Palazzolo, 64, who was implicated in the "Pizza Connection" drug and money laundering trial, was detained Friday as he prepared to board a flight to South Africa, his adopted homeland, where he lives under the name of Robert von Palace Kolbatschenko. He was the subject of an Interpol "Red Notice" issued at Italy's request. A Red Notice asks for a wanted person's detention for the purpose of extradition.

Thai police were tipped off to Palazzolo's whereabouts by Sicilian Carabinieri agents who had been monitoring Facebook and other social media postings by Palazzolo and his family, according to the Carabinieri.

In 2009, Italy's highest court upheld Palazzolo's 2006 conviction and nine-year sentence for his Mafia ties. Prosecutors allege that while working in Switzerland as a banker, Palazzolo laundered money for some of Italy's top mobsters, a charge he denies.

Palazzolo has acknowledged that in 1982, while working as a banker in Switzerland, he returned about $6 million in funds to the Mafia after being threatened by the mob. He said he was made a scapegoat in the "Pizza Connection" case since he was a lone Sicilian working in Swiss banks that were accused of laundering drug money for the mob.

The "Pizza Connection" investigation broke a $1.6 billion heroin and cocaine smuggling operation that used New York pizzerias as fronts from 1975 to 1984.
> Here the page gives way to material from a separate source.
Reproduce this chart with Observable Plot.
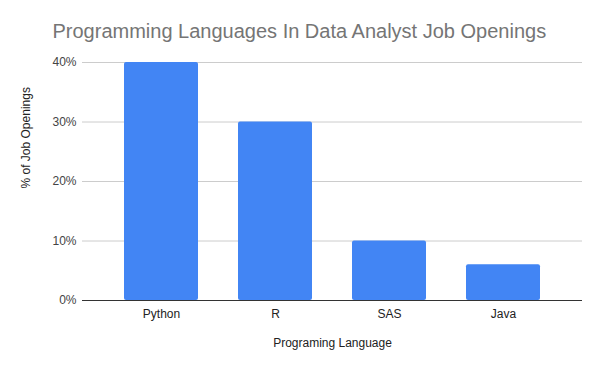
<!DOCTYPE html>
<html>
<head>
<meta charset="utf-8">
<script src="https://cdn.jsdelivr.net/npm/d3@7"></script>
<script src="https://cdn.jsdelivr.net/npm/@observablehq/plot@0.6"></script>
<style>
  html, body { margin: 0; padding: 0; background: #fff; }
  #chart svg { display: block; }
</style>
</head>
<body>
<div id="chart"></div>
<script>
const languages = ["Python", "R", "SAS", "Java"];
const shares = [0.40, 0.30, 0.10, 0.06];
const yTicks = [0, 0.1, 0.2, 0.3, 0.4];
const titleText = "Programming Languages In Data Analyst Job Openings";

const data = languages.map((lang, i) => ({language: lang, share: shares[i]}));

const chart = Plot.plot({
  width: 600,
  height: 371,
  marginLeft: 82,
  marginRight: 18,
  marginTop: 62,
  marginBottom: 71,
  style: {fontFamily: "'Liberation Sans', Arial, sans-serif", fontSize: "12px", color: "#444", background: "#fff"},
  x: {domain: languages, padding: 0.35, label: null},
  y: {domain: [0, 0.4], label: null},
  marks: [
    Plot.gridY(yTicks, {stroke: "#cccccc", strokeOpacity: 1}),
    Plot.barY(data, {x: "language", y: "share", fill: "#4285F4", rx: 2}),
    Plot.ruleY([0], {stroke: "#333333", strokeWidth: 1.2}),
    Plot.axisY(yTicks, {tickFormat: d => Math.round(d * 100) + "%", tickSize: 0, tickPadding: 6, fontSize: 12, fill: "#444", label: null}),
    Plot.axisX({tickSize: 0, tickPadding: 9, fontSize: 12, fill: "#222", label: null}),
    Plot.text(["Programing Language"], {frameAnchor: "bottom", dy: 46, fontSize: 12, fill: "#222"}),
    Plot.text(["% of Job Openings"], {frameAnchor: "left", dx: -56, dy: 7, rotate: -90, fontSize: 12, fill: "#222"}),
    Plot.text([titleText], {frameAnchor: "top-left", dx: -30, dy: -39, textAnchor: "start", fontSize: 20, fill: "#757575"})
  ]
});
document.getElementById("chart").appendChild(chart);
</script>
</body>
</html>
On Monday, officials from the Italian and South African embassies met with Thai immigration police to discuss the case. Chartchai said South Africa had waived any claim on Palazzolo and agreed he could be sent to Italy if the authorities there can verify that he is the same person for whom they have issued an arrest warrant.

Chartchai said the extradition process could take two months. He said Thai authorities are detaining Palazzolo on immigration charges after canceling his visa.